BREWER, Maine — A meeting at which state officials hope to get feedback on how to reduce next spring’s annual elver harvest has been rescheduled for Thursday, Jan. 2, at a local function hall.
The meeting originally had been scheduled to take place Dec. 9, but it was postponed due to bad weather. It will be held from 1 to 3 p.m. Thursday at Jeff’s Catering at 15 Littlefield Way, off Parkway South.
The purpose of the meeting is for Maine Department of Marine Resources officials to talk to elver fishermen and dealers about landings reductions that have been mandated by the Atlantic States Marine Fisheries Commission. The commission has told Maine that it must reduce its 2014 elver landings total by 25 to 40 percent from the 2013 harvest total.
DMR already held one meeting on the subject on Dec. 9 in Augusta. Some attendees argued for holding a derby-style fishery, in which any licensed fishermen could catch as much as they want until a statewide quota had been reached, while others suggested imposing individual quotas based upon each fisherman’s catch history.

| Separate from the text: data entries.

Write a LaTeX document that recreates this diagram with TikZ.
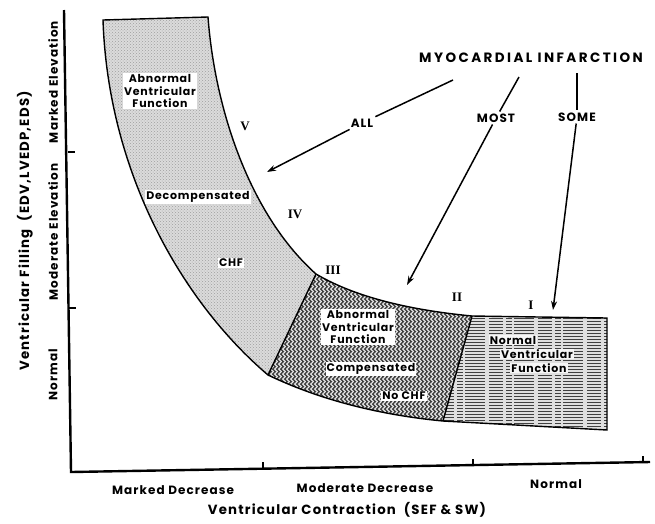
\documentclass[tikz,border=0pt]{standalone}
\usepackage{fontspec}
\setmainfont{Poppins}
\newfontfamily\lsfont{Poppins}[LetterSpace=9]
\newfontfamily\inlsfont{Poppins}[LetterSpace=7]
\newfontfamily\mifont{Poppins}[LetterSpace=18]
\newfontfamily\romfont{Liberation Serif}
\usetikzlibrary{patterns,decorations.pathmorphing,arrows.meta}
\begin{document}
\begin{tikzpicture}[x=1pt,y=-1pt,
  axis/.style={line width=2.4pt},
  tick/.style={line width=1.6pt},
  inlab/.style={font=\inlsfont\bfseries\fontsize{11}{12.5}\selectfont, fill=white, inner sep=1pt, align=center},
  axlab/.style={font=\lsfont\bfseries\fontsize{12}{13}\selectfont, inner sep=0pt},
  titlelab/.style={font=\lsfont\bfseries\fontsize{13.3}{15}\selectfont, inner sep=0pt},
  rom/.style={font=\romfont\bfseries\fontsize{13}{14}\selectfont, inner sep=0pt},
  milab/.style={font=\lsfont\bfseries\fontsize{12}{13}\selectfont, inner sep=2pt},
  conn/.style={line width=1.5pt},
  arr/.style={line width=1.5pt, -{Stealth[length=9pt,width=6pt]}},
  edge/.style={line width=1.4pt}
]
\useasboundingbox (0,0) rectangle (655,523);

% band corner coordinates
\coordinate (TL) at (103,20);
\coordinate (TR) at (208,17);
\coordinate (D1t) at (316,274);
\coordinate (D1b) at (268,375);
\coordinate (D2t) at (472,316);
\coordinate (D2b) at (443,421);
\coordinate (RT) at (607,318);
\coordinate (RB) at (607,430);

% left region (decompensated)
\path[fill=gray!28] (TL) -- (TR) .. controls (215,110) and (250,215) .. (D1t) -- (D1b)
   .. controls (180,300) and (108,170) .. (TL) -- cycle;
\path[pattern=crosshatch dots, pattern color=gray!75] (TL) -- (TR) .. controls (215,110) and (250,215) .. (D1t) -- (D1b)
   .. controls (180,300) and (108,170) .. (TL) -- cycle;

% middle region (compensated) wavy
\begin{scope}
\clip (D1t) .. controls (360,300) and (420,311) .. (D2t) -- (D2b) .. controls (380,415) and (320,400) .. (D1b) -- cycle;
\fill[gray!15] (260,260) rectangle (480,430);
\foreach \xx in {262,266,...,478}
  \draw[black!75, line width=1.3pt, decorate, decoration={snake, amplitude=1.4pt, segment length=5pt}] (\xx,260) -- (\xx,430);
\end{scope}

% right region (normal) lines
\path[fill=gray!25] (D2t) -- (RT) -- (RB) -- (D2b) -- cycle;
\begin{scope}
\clip (D2t) -- (RT) -- (RB) -- (D2b) -- cycle;
\foreach \yy in {318,321,...,432}
  \draw[black!75, line width=0.8pt, dash pattern=on 14pt off 3pt on 6pt off 2pt on 20pt off 4pt] (440,\yy) -- (610,\yy);
\end{scope}

% band outline
\draw[edge] (TL) -- (TR) .. controls (215,110) and (250,215) .. (D1t)
   .. controls (360,300) and (420,311) .. (D2t) -- (RT) -- (RB) -- (D2b)
   .. controls (380,415) and (320,400) .. (D1b) .. controls (180,300) and (108,170) .. (TL) -- cycle;
\draw[edge] (D1t) -- (D1b);
\draw[edge] (D2t) -- (D2b);

% axes
\coordinate (ytop) at (64,10);
\coordinate (orig) at (71,472);
\coordinate (xend) at (650,462);
\draw[axis] (ytop) -- (orig) -- (xend);
\coordinate (yt1) at (68,152); \coordinate (yt1e) at (75,152);
\coordinate (yt2) at (69,308); \coordinate (yt2e) at (76,308);
\draw[tick] (yt1) -- (yt1e);
\draw[tick] (yt2) -- (yt2e);
\coordinate (xt1) at (263,469); \coordinate (xt1e) at (263,462);
\coordinate (xt2) at (473,466); \coordinate (xt2e) at (473,459);
\coordinate (xt3) at (643,463); \coordinate (xt3e) at (643,456);
\draw[tick] (xt1) -- (xt1e);
\draw[tick] (xt2) -- (xt2e);
\draw[tick] (xt3) -- (xt3e);

% axis labels
\node[axlab] (xl1) at (173,490) {Marked Decrease};
\node[axlab] (xl2) at (365,488) {Moderate Decrease};
\node[axlab] (xl3) at (556,484) {Normal};
\node[titlelab] (xt) at (347,510) {Ventricular Contraction\ \ (SEF \& SW)};
\node[axlab, rotate=90] (yl1) at (53,375) {Normal};
\node[axlab, rotate=90] (yl2) at (53,232) {Moderate Elevation};
\node[axlab, rotate=90] (yl3) at (53,82) {Marked Elevation};
\node[titlelab, rotate=90] (yt) at (25,231) {Ventricular Filling\ \ (EDV,LVEDP,EDS)};

% region labels
\node[inlab] (abl) at (160,91) {Abnormal\\Ventricular\\Function};
\node[inlab] (dec) at (198,197) {Decompensated};
\node[inlab] (chf) at (231,263) {CHF};
\node[inlab] (abm) at (358,327) {Abnormal\\Ventricular\\Function};
\node[inlab] (comp) at (371,369) {Compensated};
\node[inlab] (nochf) at (404,396) {No CHF};
\node[inlab, fill=gray!8] (nr1) at (513,340) {Normal};
\node[inlab, fill=gray!8] (nr2) at (537,354) {Ventricular};
\node[inlab, fill=gray!8] (nr3) at (539,368) {Function};

% roman numerals
\node[rom] (r5) at (245,126) {V};
\node[rom] (r4) at (295,214) {IV};
\node[rom] (r3) at (333,270) {III};
\node[rom] (r2) at (457,297) {II};
\node[rom] (r1) at (531,305) {I};

% myocardial infarction
\node[font=\mifont\bfseries\fontsize{13.5}{15}\selectfont, inner sep=1pt] (mi) at (531,58) {MYOCARDIAL INFARCTION};
\node[milab] (all) at (362,123) {ALL};
\node[milab] (most) at (496,118) {MOST};
\node[milab] (some) at (577,117) {SOME};
\coordinate (miA) at (453,80);
\coordinate (miB) at (519,77);
\coordinate (miC) at (577,73);
\coordinate (tipA) at (267,172);
\coordinate (tipB) at (407,285);
\coordinate (tipC) at (553,310);
\draw[conn] (miA) -- (all);
\draw[conn] (miB) -- (most);
\draw[conn] (miC) -- (some);
\draw[arr] (all) -- (tipA);
\draw[arr] (most) -- (tipB);
\draw[arr] (some) -- (tipC);
\end{tikzpicture}
\end{document}
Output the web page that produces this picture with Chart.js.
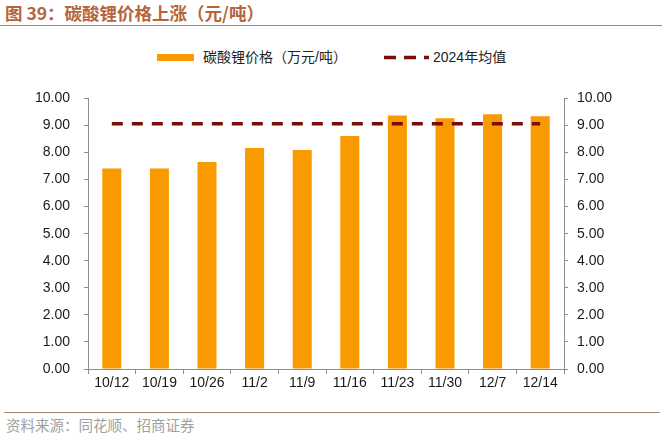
<!DOCTYPE html>
<html>
<head>
<meta charset="utf-8">
<script src="https://cdn.jsdelivr.net/npm/chart.js@4"></script>
<style>
  body { margin: 0; background: #fff; }
  #page { position: relative; width: 666px; height: 448px; overflow: hidden; font-family: "Liberation Sans", "Noto Sans CJK SC", sans-serif; }
  #title { position: absolute; left: 5px; top: 3px; font-size: 17.5px; font-weight: bold; color: #B5643C; font-family: "Noto Sans CJK SC", sans-serif; line-height: 20px; }
  #titleLine { position: absolute; left: 0; top: 25px; width: 662px; height: 1px; background: #A4846A; }
  #wrap { position: absolute; left: 0; top: 76px; width: 666px; height: 334px; }
  .lg { position: absolute; font-size: 14px; color: #222; line-height: 16px; top: 49px; }
  #sw1 { position: absolute; left: 157px; top: 54px; width: 37px; height: 7px; background: #F89A00; }
  #sw2 { position: absolute; left: 383px; top: 54px; }
  #footLine { position: absolute; left: 4px; top: 412px; width: 656px; height: 1px; background: #A4846A; }
  #foot { position: absolute; left: 6px; top: 416px; font-size: 14.5px; color: #A0A0A0; font-family: "Noto Sans CJK SC", sans-serif; line-height: 18px; }
</style>
</head>
<body>
<div id="page">
  <div id="title">图 39：碳酸锂价格上涨（元/吨）</div>
  <div id="titleLine"></div>
  <div id="sw1"></div>
  <div class="lg" style="left:203px">碳酸锂价格（万元/吨）</div>
  <svg id="sw2" width="48" height="7"><line x1="1" y1="3.5" x2="46" y2="3.5" stroke="#7B0C0C" stroke-width="3.5" stroke-dasharray="12,8"/></svg>
  <div class="lg" style="left:433px">2024年均值</div>
  <div id="wrap"><canvas id="chart"></canvas></div>
  <div id="footLine"></div>
  <div id="foot">资料来源：同花顺、招商证券</div>
</div>
<script>
// data
const dates = ['10/12', '10/19', '10/26', '11/2', '11/9', '11/16', '11/23', '11/30', '12/7', '12/14'];
const price = [7.41, 7.41, 7.65, 8.17, 8.09, 8.61, 9.37, 9.27, 9.41, 9.34];
const avg2024 = [9.06, 9.06, 9.06, 9.06, 9.06, 9.06, 9.06, 9.06, 9.06, 9.06];

const axisGray = '#8C8C8C';
const tickFont = { family: 'Liberation Sans', size: 14 };

new Chart(document.getElementById('chart').getContext('2d'), {
    data: {
        labels: dates,
        datasets: [
            {
                type: 'line',
                label: '2024年均值',
                data: avg2024,
                borderColor: '#7B0C0C',
                borderWidth: 3.5,
                borderDash: [11, 9],
                pointRadius: 0,
                fill: false,
                order: 0
            },
            {
                type: 'bar',
                label: '碳酸锂价格（万元/吨）',
                data: price,
                backgroundColor: '#F89A00',
                categoryPercentage: 1,
                barPercentage: 0.4,
                order: 1
            }
        ]
    },
    options: {
        responsive: true,
        maintainAspectRatio: false,
        animation: false,
        layout: { padding: { top: 18, left: 0, right: 0, bottom: 0 } },
        plugins: { legend: { display: false }, tooltip: { enabled: false } },
        scales: {
            x: {
                grid: { drawOnChartArea: false, color: axisGray, tickLength: 5 },
                border: { color: axisGray },
                ticks: { color: '#1a1a1a', font: tickFont, padding: 1, maxRotation: 0 },
                afterFit: (s) => { s.height = 41; }
            },
            y: {
                position: 'left',
                min: 0, max: 10,
                grid: { drawOnChartArea: false, color: axisGray, tickLength: 4 },
                border: { color: axisGray },
                ticks: { stepSize: 1, color: '#1a1a1a', font: tickFont, padding: 14,
                    callback: (v) => v.toFixed(2) },
                afterFit: (s) => { s.width = 88; }
            },
            y2: {
                position: 'right',
                min: 0, max: 10,
                grid: { drawOnChartArea: false, color: axisGray, tickLength: 4 },
                border: { color: axisGray },
                ticks: { stepSize: 1, color: '#1a1a1a', font: tickFont, padding: 9,
                    callback: (v) => v.toFixed(2) },
                afterFit: (s) => { s.width = 102; }
            }
        }
    }
});
</script>
</body>
</html>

Industry and state officials have said that individual quotas would have one benefit in that they would strongly discourage licensed fishermen from selling someone else’s illegal catch in exchange for a share of the proceeds. Instead, because of the limit on what they could catch and sell, licensed fishermen would have a strong economic incentive to sell only what they catch and not for anyone else.
The 18,253-pound statewide catch total in 2013 is the second-highest in the past 20 years, according to statistics posted online by DMR. The highest annual landings total in that period was in 2012, when elver fishermen in Maine caught 20,764 pounds of the juvenile American eels.
The prices fishermen have been paid for elvers have skyrocketed since 2011 — at times rising to more than $2,000 per pound — because of increased demand in Asia in the wake of a tsunami that wiped out eel stocks in aquaculture ponds in coastal Japan. Maine fishermen were paid an average price of $185 per pound in 2010, when the total value of the statewide catch was $585,000. In 2012, fishermen on average were paid more than $1,800 per pound and the total value of the statewide catch was more than $38 million, making it the second-most valuable fishery in Maine behind lobster.
According to fishermen and dealers, prices elver fishermen received for their catch this past spring settled around $1,500 to $1,700 per pound.
Elvers, also known as glass eels, are born in the Atlantic Ocean each spring and migrate to shore and into freshwater rivers, streams and lakes along the East Coast. The mandated reduction in Maine’s harvest has been spurred by concerns about declines in the population of American eels along the East Coast.
Maine and South Carolina are the only two states that allow elver fishing. Several hundred licenses are issued each spring in Maine, though DMR and the Passamaquoddy Tribe continue to disagree on the number of licenses that the tribe can issue. South Carolina issues only 10 licenses each year.
Maine’s annual 10-week elver season begins each year on March 22.